Masyarakat yang diperhadapkan secara tiba-tiba pada pergantian masa dan kondisi mengalami keguncangan budaya (cultural shock), mulai dari masa normal, pandemic, dan new normal. Belum hilang kepanikan dan ketidakstabilan pada masa pandemic, dipaksa dengan penamaan dan kondisi baru yang makin membingungkan tanpa ada penjelasan logis dan empiris.
Data-data kematian belum melandai, belum lagi jumlah pasien yang sembuh belum mengalami penurunan secara signifikan. Pemerintah lalu mengumumkan penamaan masa New Normal dengan menggantinya dengan istilah adaptasi kebiasaan baru. Selain itu juga seketika mengganti pula penamaan dengan istilah asing baru, seperti suspek, probable, konfirmasi, kontak sebagai pengganti ODP, PDP dan OTG sebagaimana dalam Keputusan Menteri Kesehatan Republik Indonesia Nomor HK.01.07/MENKES/413/2020. Penggantian diksi ini terkesan tanggung, sebab dengan alasan mengganti bahasa asing tetapi tetap juga menggunakan bahasa asing pada istilah lainnya. Cultural shockmewujud dalam bentuk panic buying, hoax, pembangkangan (menolak melakukan rapid test dan Swab), atau penjemputan paksa jenazah covid-19.

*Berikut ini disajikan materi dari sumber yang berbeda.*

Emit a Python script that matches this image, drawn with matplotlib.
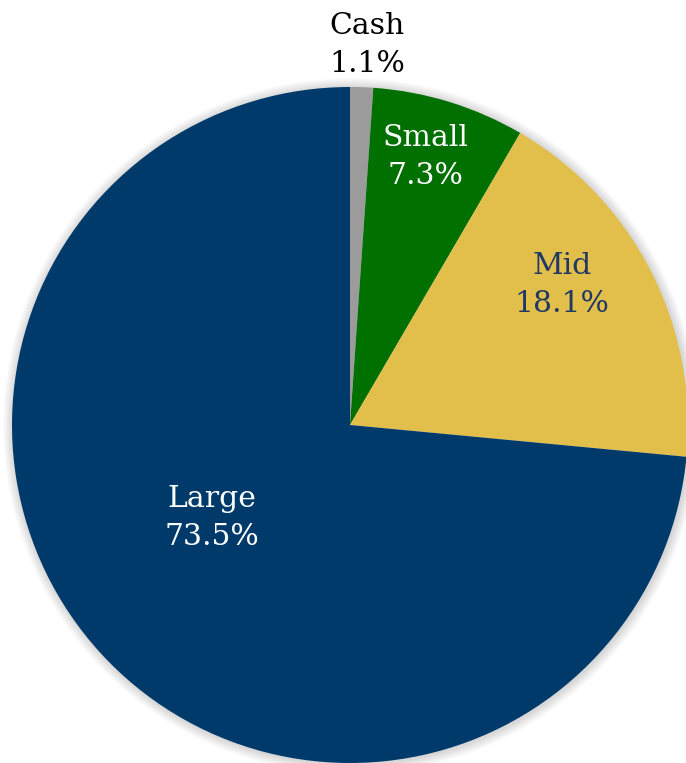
import matplotlib.pyplot as plt
from matplotlib.patches import Circle

labels = ["Cash", "Small", "Mid", "Large"]
shares = [1.1, 7.3, 18.1, 73.5]
colors = ["#9b9b9b", "#007000", "#e2bf4a", "#003a6b"]
text_colors = ["black", "white", "#1f3864", "white"]

# label anchor points (pixels, origin bottom-left)
label_xy = [(367, 718), (425, 606), (562, 478), (212, 245)]

W, H = 686, 763
cx, cy, R = 350, 338, 338

fig = plt.figure(figsize=(W / 100, H / 100), dpi=100)
ax = fig.add_axes([0, 0, 1, 1])

# soft glow behind the pie
for k in range(10, 0, -1):
    ax.add_patch(Circle((cx + 1, cy - 1), R + k, color="black",
                        alpha=0.016, lw=0, zorder=0))

ax.pie(shares, colors=colors, startangle=90, counterclock=False,
       center=(cx, cy), radius=R, frame=True,
       wedgeprops=dict(linewidth=0, zorder=1))
ax.set_xlim(0, W)
ax.set_ylim(0, H)
ax.set_aspect("equal")
ax.axis("off")

for name, val, (x, y), tc in zip(labels, shares, label_xy, text_colors):
    ax.text(x, y, f"{name}\n{val:.1f}%", ha="center", va="center",
            color=tc, fontsize=21.5, family="DejaVu Serif", linespacing=1.45,
            zorder=3)

fig.savefig("out.png", dpi=100)
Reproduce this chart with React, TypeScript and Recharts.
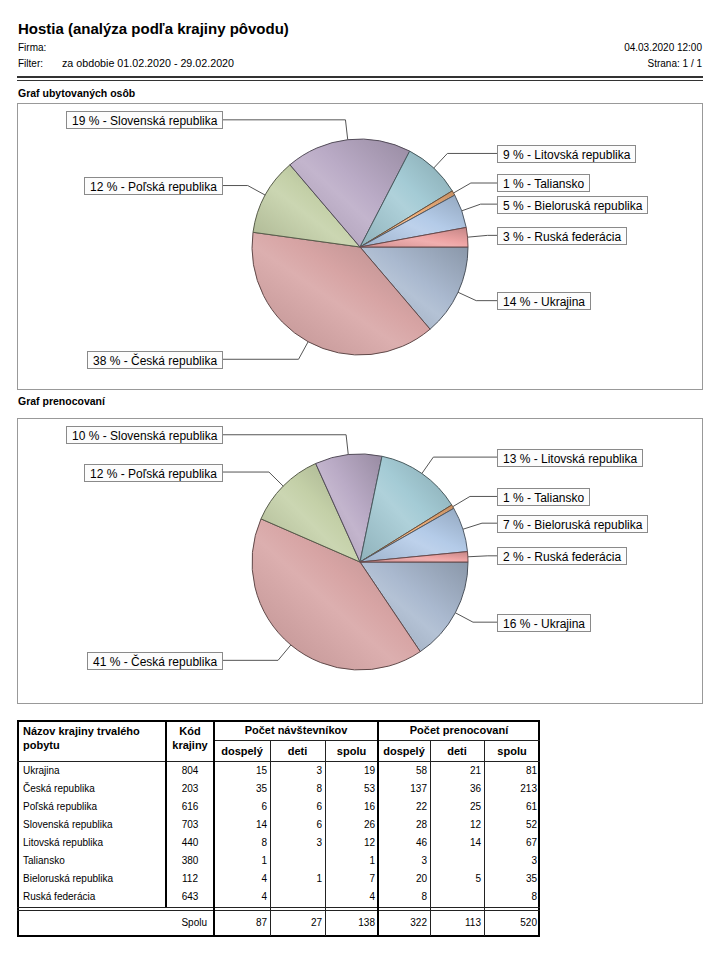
import React from "react";
import { PieChart, Pie, Cell } from "recharts";

const countries = [
  "Ukrajina",
  "Česká republika",
  "Poľská republika",
  "Slovenská republika",
  "Litovská republika",
  "Taliansko",
  "Bieloruská republika",
  "Ruská federácia",
];
const countryCodes = ["804", "203", "616", "703", "440", "380", "112", "643"];
const visitorsAdults = [15, 35, 6, 14, 8, 1, 4, 4];
const visitorsChildren: (number | null)[] = [3, 8, 6, 6, 3, null, 1, null];
const visitorsTotal = [19, 53, 16, 26, 12, 1, 7, 4];
const nightsAdults = [58, 137, 22, 28, 46, 3, 20, 8];
const nightsChildren: (number | null)[] = [21, 36, 25, 12, 14, null, 5, null];
const nightsTotal = [81, 213, 61, 52, 67, 3, 35, 8];
const grandTotals = [87, 27, 138, 322, 113, 520];

const sliceColors = [
  "#a8b8ce",
  "#d6a2a2",
  "#c3cfa6",
  "#b9a9c5",
  "#a2cad4",
  "#f2b07a",
  "#b2cae8",
  "#eea2a2",
];

const FONT = "'Liberation Sans', Arial, sans-serif";

function shade(hex: string, amt: number) {
  const n = parseInt(hex.slice(1), 16);
  const ch = [(n >> 16) & 255, (n >> 8) & 255, n & 255].map((c) => {
    const v = amt >= 0 ? c + (255 - c) * amt : c * (1 + amt);
    return Math.max(0, Math.min(255, Math.round(v)));
  });
  return "#" + ch.map((c) => c.toString(16).padStart(2, "0")).join("");
}

let ctx: CanvasRenderingContext2D | null = null;
function textWidth(text: string, font: string) {
  if (!ctx) ctx = document.createElement("canvas").getContext("2d");
  if (!ctx) return text.length * 6;
  ctx.font = font;
  return ctx.measureText(text).width;
}

function makeLabel(props: any) {
  const { cx, cy, midAngle, outerRadius, percent, name, index } = props;
  const rad = (-midAngle * Math.PI) / 180;
  const cos = Math.cos(rad);
  const sin = Math.sin(rad);
  const x0 = cx + outerRadius * cos;
  const y0 = cy + outerRadius * sin;
  const x1 = cx + (outerRadius + 20) * cos;
  const y1 = cy + (outerRadius + 20) * sin;
  const right = cos >= 0;
  const text = `${Math.round(percent * 100)} % - ${name}`;
  const w = Math.round(textWidth(text, `12px ${FONT}`)) + 11;
  const h = 17;
  const boxX = right ? cx + 137 : cx - 138 - w;
  const lineEnd = right ? boxX : boxX + w;
  const top = Math.round(y1 - h / 2) + 0.5;
  return (
    <g key={`lbl-${index}`}>
      <polyline
        points={`${x0},${y0} ${x1},${y1} ${lineEnd},${y1}`}
        fill="none"
        stroke="#555"
        strokeWidth={1}
      />
      <rect x={Math.round(boxX) + 0.5} y={top} width={w} height={h} fill="#fcfcfc" stroke="#8a8a8a" />
      <text
        x={Math.round(boxX) + 6}
        y={top + h / 2 + 0.5}
        dominantBaseline="central"
        fontSize={12}
        fontFamily={FONT}
        fill="#000"
      >
        {text}
      </text>
    </g>
  );
}

function CountryPie({ id, values }: { id: string; values: number[] }) {
  const data = countries.map((name, i) => ({ name, value: values[i] }));
  return (
    <PieChart width={686} height={287} margin={{ top: 0, right: 0, bottom: 0, left: 0 }}>
      <defs>
        {sliceColors.map((c, i) => (
          <linearGradient key={i} id={`${id}-${i}`} x1="0" y1="1" x2="1" y2="0">
            <stop offset="0%" stopColor={shade(c, -0.12)} />
            <stop offset="45%" stopColor={shade(c, 0.14)} />
            <stop offset="58%" stopColor={shade(c, 0.02)} />
            <stop offset="100%" stopColor={shade(c, -0.18)} />
          </linearGradient>
        ))}
      </defs>
      <Pie
        data={data}
        dataKey="value"
        nameKey="name"
        cx={343}
        cy={144}
        outerRadius={108}
        startAngle={0}
        endAngle={-360}
        isAnimationActive={false}
        labelLine={false}
        label={makeLabel}
      >
        {data.map((_, i) => (
          <Cell key={i} fill={`url(#${id}-${i})`} stroke={shade(sliceColors[i], -0.55)} strokeWidth={1} />
        ))}
      </Pie>
    </PieChart>
  );
}

const cols = [17, 166, 214, 270, 325, 378, 430, 484, 540];
const rowTop = 761;
const rowH = 18;

function DataTable() {
  const numCols = [visitorsAdults, visitorsChildren, visitorsTotal, nightsAdults, nightsChildren, nightsTotal];
  const fmt = (v: number | null) => (v == null ? "" : String(v));
  const sub = ["dospelý", "deti", "spolu", "dospelý", "deti", "spolu"];
  return (
    <g fontFamily={FONT} fill="#000">
      {/* outer frame */}
      <rect x={18} y={721} width={521} height={215} fill="none" stroke="#000" strokeWidth={2} />
      <line x1={214} y1={740.5} x2={540} y2={740.5} stroke="#222" />
      <line x1={17} y1={761.5} x2={540} y2={761.5} stroke="#222" />
      <line x1={17} y1={907.5} x2={540} y2={907.5} stroke="#222" />
      <line x1={17} y1={910.5} x2={540} y2={910.5} stroke="#222" />
      <line x1={166} y1={720} x2={166} y2={907} stroke="#000" strokeWidth={2} />
      <line x1={214} y1={720} x2={214} y2={936} stroke="#000" strokeWidth={2} />
      <line x1={378} y1={720} x2={378} y2={936} stroke="#000" strokeWidth={2} />
      {[270, 325, 430, 484].map((x) => (
        <line key={x} x1={x + 0.5} y1={740} x2={x + 0.5} y2={936} stroke="#222" />
      ))}
      <g fontWeight="bold" fontSize={11}>
        <text x={23} y={731} dominantBaseline="central">Názov krajiny trvalého</text>
        <text x={23} y={745} dominantBaseline="central">pobytu</text>
        <text x={190} y={731} textAnchor="middle" dominantBaseline="central">Kód</text>
        <text x={190} y={745} textAnchor="middle" dominantBaseline="central">krajiny</text>
        <text x={296} y={730} textAnchor="middle" dominantBaseline="central">Počet návštevníkov</text>
        <text x={459} y={730} textAnchor="middle" dominantBaseline="central">Počet prenocovaní</text>
        {sub.map((s, i) => (
          <text key={i} x={(cols[i + 2] + cols[i + 3]) / 2} y={751} textAnchor="middle" dominantBaseline="central">
            {s}
          </text>
        ))}
      </g>
      <g fontSize={10}>
        {countries.map((c, r) => {
          const y = rowTop + rowH * r + 9;
          return (
            <g key={c}>
              <text x={23} y={y} dominantBaseline="central">{c}</text>
              <text x={190} y={y} textAnchor="middle" dominantBaseline="central">{countryCodes[r]}</text>
              {numCols.map((arr, k) => (
                <text key={k} x={cols[k + 3] - 3} y={y} textAnchor="end" dominantBaseline="central">
                  {fmt(arr[r])}
                </text>
              ))}
            </g>
          );
        })}
        <text x={207} y={922} textAnchor="end" dominantBaseline="central">Spolu</text>
        {grandTotals.map((v, k) => (
          <text key={k} x={cols[k + 3] - 3} y={922} textAnchor="end" dominantBaseline="central">
            {v}
          </text>
        ))}
      </g>
    </g>
  );
}

export default function App() {
  return (
    <div style={{ position: "relative", width: 720, height: 954, background: "#fff", fontFamily: FONT }}>
      <style>{"body{margin:0}"}</style>
      <svg width={720} height={954} style={{ position: "absolute", left: 0, top: 0 }}>
        <g fontFamily={FONT} fill="#000">
          <text x={18} y={28} fontSize={15} fontWeight="bold" dominantBaseline="central">
            Hostia (analýza podľa krajiny pôvodu)
          </text>
          <text x={18} y={47} fontSize={10} dominantBaseline="central">Firma:</text>
          <text x={18} y={63} fontSize={10} dominantBaseline="central">Filter:</text>
          <text x={62} y={63} fontSize={10} dominantBaseline="central" textLength={172} lengthAdjust="spacingAndGlyphs">
            za obdobie 01.02.2020 - 29.02.2020
          </text>
          <text x={702} y={47} fontSize={10} textAnchor="end" dominantBaseline="central">04.03.2020 12:00</text>
          <text x={702} y={63} fontSize={10} textAnchor="end" dominantBaseline="central">Strana: 1 / 1</text>
          <line x1={17} y1={77} x2={703} y2={77} stroke="#333" strokeWidth={2} />
          <line x1={17} y1={80.5} x2={703} y2={80.5} stroke="#333" strokeWidth={1} />
          <text x={18} y={93} fontSize={10.5} fontWeight="bold" dominantBaseline="central">Graf ubytovaných osôb</text>
          <text x={18} y={401} fontSize={10.5} fontWeight="bold" dominantBaseline="central">Graf prenocovaní</text>
          <rect x={17.5} y={103.5} width={685} height={286} fill="none" stroke="#999" />
          <rect x={17.5} y={418.5} width={685} height={285} fill="none" stroke="#999" />
        </g>
        <DataTable />
      </svg>
      <div style={{ position: "absolute", left: 17, top: 103 }}>
        <CountryPie id="gv" values={visitorsTotal} />
      </div>
      <div style={{ position: "absolute", left: 17, top: 418 }}>
        <CountryPie id="gn" values={nightsTotal} />
      </div>
    </div>
  );
}
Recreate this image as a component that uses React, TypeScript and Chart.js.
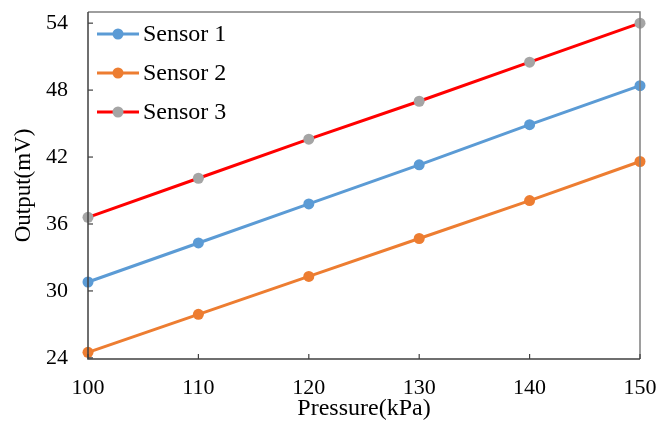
import React, { useEffect, useRef } from "react";
import { Chart, registerables } from "chart.js";

Chart.register(...registerables);

const pressures = [100, 110, 120, 130, 140, 150];
const sensor1 = [30.8, 34.3, 37.8, 41.3, 44.9, 48.4];
const sensor2 = [24.5, 27.9, 31.3, 34.7, 38.1, 41.6];
const sensor3 = [36.6, 40.1, 43.6, 47.0, 50.5, 54.0];
const yTicks = [24, 30, 36, 42, 48, 54];
const xTicks = [100, 110, 120, 130, 140, 150];
const seriesNames = ["Sensor 1", "Sensor 2", "Sensor 3"];
const lineColors = ["#5B9BD5", "#ED7D31", "#FF0000"];
const markerColors = ["#5B9BD5", "#ED7D31", "#A5A5A5"];

const FONT = "'Liberation Serif', 'Times New Roman', serif";

const framePlugin = {
  id: "frame",
  afterDatasetsDraw(chart: any) {
    const { ctx, chartArea: a, scales } = chart;
    ctx.save();
    ctx.strokeStyle = "#7F7F7F";
    ctx.lineWidth = 1.5;
    ctx.beginPath();
    ctx.moveTo(a.left, a.top);
    ctx.lineTo(a.right, a.top);
    ctx.lineTo(a.right, a.bottom);
    ctx.stroke();
    ctx.strokeStyle = "#404040";
    ctx.beginPath();
    ctx.moveTo(a.left, a.top);
    ctx.lineTo(a.left, a.bottom);
    ctx.lineTo(a.right, a.bottom);
    ctx.stroke();
    ctx.lineWidth = 1.2;
    yTicks.forEach((v) => {
      const y = scales.y.getPixelForValue(v);
      ctx.beginPath();
      ctx.moveTo(a.left, y);
      ctx.lineTo(a.left + 5, y);
      ctx.stroke();
    });
    xTicks.forEach((v) => {
      const x = scales.x.getPixelForValue(v);
      ctx.beginPath();
      ctx.moveTo(x, a.bottom);
      ctx.lineTo(x, a.bottom - 5);
      ctx.stroke();
    });
    ctx.restore();
  },
  afterDraw(chart: any) {
    const { ctx, chartArea: a } = chart;
    ctx.save();
    ctx.font = `24px ${FONT}`;
    ctx.textBaseline = "middle";
    ctx.textAlign = "left";
    const rowGap = 39;
    chart.data.datasets.forEach((ds: any, i: number) => {
      const y = a.top + 22 + i * rowGap;
      const x0 = a.left + 9;
      const x1 = x0 + 42;
      ctx.strokeStyle = ds.borderColor;
      ctx.lineWidth = 3;
      ctx.beginPath();
      ctx.moveTo(x0, y);
      ctx.lineTo(x1, y);
      ctx.stroke();
      ctx.fillStyle = ds.pointBackgroundColor;
      ctx.beginPath();
      ctx.arc((x0 + x1) / 2, y, 5.5, 0, Math.PI * 2);
      ctx.fill();
      ctx.fillStyle = "#000000";
      ctx.fillText(ds.label, x1 + 4, y + 1);
    });
    ctx.restore();
  },
};

export default function App() {
  const ref = useRef<HTMLCanvasElement>(null);
  useEffect(() => {
    if (!ref.current) return;
    const series = [sensor1, sensor2, sensor3];
    const chart = new Chart(ref.current, {
      type: "line",
      data: {
        datasets: series.map((s, i) => ({
          label: seriesNames[i],
          data: pressures.map((p, j) => ({ x: p, y: s[j] })),
          borderColor: lineColors[i],
          backgroundColor: markerColors[i],
          pointBackgroundColor: markerColors[i],
          pointBorderColor: markerColors[i],
          pointRadius: 5.5,
          pointBorderWidth: 0,
          borderWidth: 3,
          tension: 0,
          clip: false as any,
        })),
      },
      options: {
        responsive: false,
        animation: false,
        layout: { padding: { left: 0, top: 12, right: 18, bottom: 0 } },
        plugins: {
          legend: { display: false },
          tooltip: { enabled: false },
        },
        scales: {
          x: {
            type: "linear",
            min: 100,
            max: 150,
            afterBuildTicks: (s: any) => {
              s.ticks = xTicks.map((v) => ({ value: v }));
            },
            afterFit: (s: any) => {
              s.height = 64;
              s.paddingLeft = 0;
              s.paddingRight = 0;
            },
            grid: { display: false, drawTicks: false },
            border: { display: false },
            ticks: {
              padding: 16,
              color: "#000000",
              font: { family: FONT, size: 22 },
              maxRotation: 0,
            },
            title: {
              display: true,
              text: "Pressure(kPa)",
              color: "#000000",
              font: { family: FONT, size: 24 },
              padding: { top: 0, bottom: 0 },
            },
          },
          y: {
            type: "linear",
            min: 23.9,
            max: 55,
            afterBuildTicks: (s: any) => {
              s.ticks = yTicks.map((v) => ({ value: v }));
            },
            afterFit: (s: any) => {
              s.width = 88;
              s.paddingTop = 0;
              s.paddingBottom = 0;
            },
            grid: { display: false, drawTicks: false },
            border: { display: false },
            ticks: {
              padding: 20,
              color: "#000000",
              font: { family: FONT, size: 22 },
            },
            title: {
              display: true,
              text: "Output(mV)",
              color: "#000000",
              font: { family: FONT, size: 23 },
              padding: { top: 10, bottom: 0 },
            },
          },
        },
      },
      plugins: [framePlugin],
    });
    return () => chart.destroy();
  }, []);
  return (
    <div style={{ position: "absolute", left: 0, top: 0, width: 658, height: 423, background: "#fff" }}>
      <canvas ref={ref} width={658} height={423} style={{ display: "block" }} />
    </div>
  );
}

Masyarakat juga dalam masa transisi mengalami penyimpangan budaya (cultural gap). Terdapat larangan untuk berkumpul tetapi titik kumpul terbuka secara terang benderang dalam wujud pasar, mall, hotel, misalnya. Masyarakat dihimbau menggunakan masker, sementara persediaan masker langka dan harga melambung. Larangan bepergian yang tidak sinkron dengan ketersediaan secara terang-terangan lokus pulang pergi, seperti bandara, terminal, pelabuhan, stasiun, dan agen perjalanan
Pilihan ada ditangan diri sendiri, mau hidup dalam kondisi new normal dengan pola hidup yang up normal atau justru hidup dalam kondisi abai dalam arti abnormal. Namun pilihan tersebut tidak dapat dimaknai secara mutlak dan berdiri sendiri.
Ada keterkaitan atau keterhubungan dengan pilihan-pilihan lain agar hidup menjadi lebih mapan. Persoalanya adalah bukan pada anda lebih condong pada pilihan yang mana, tetapi bagaimana individu dan masyaraat dikondisikan untuk memilih pilihan yang tepat dan selamat, tidak hanya untuk dirinya sendiri tetapi juga bagi keluarga dan masyarakat.
Dengan demikian, maka new normal, up normal dan abnormal adalah pilihan dengan syarat dan ketentuan berlaku. Namun lagi-lagi pertanyaannya adalah seberapa siap kita dan sampai kapan hidup demikian berakhir?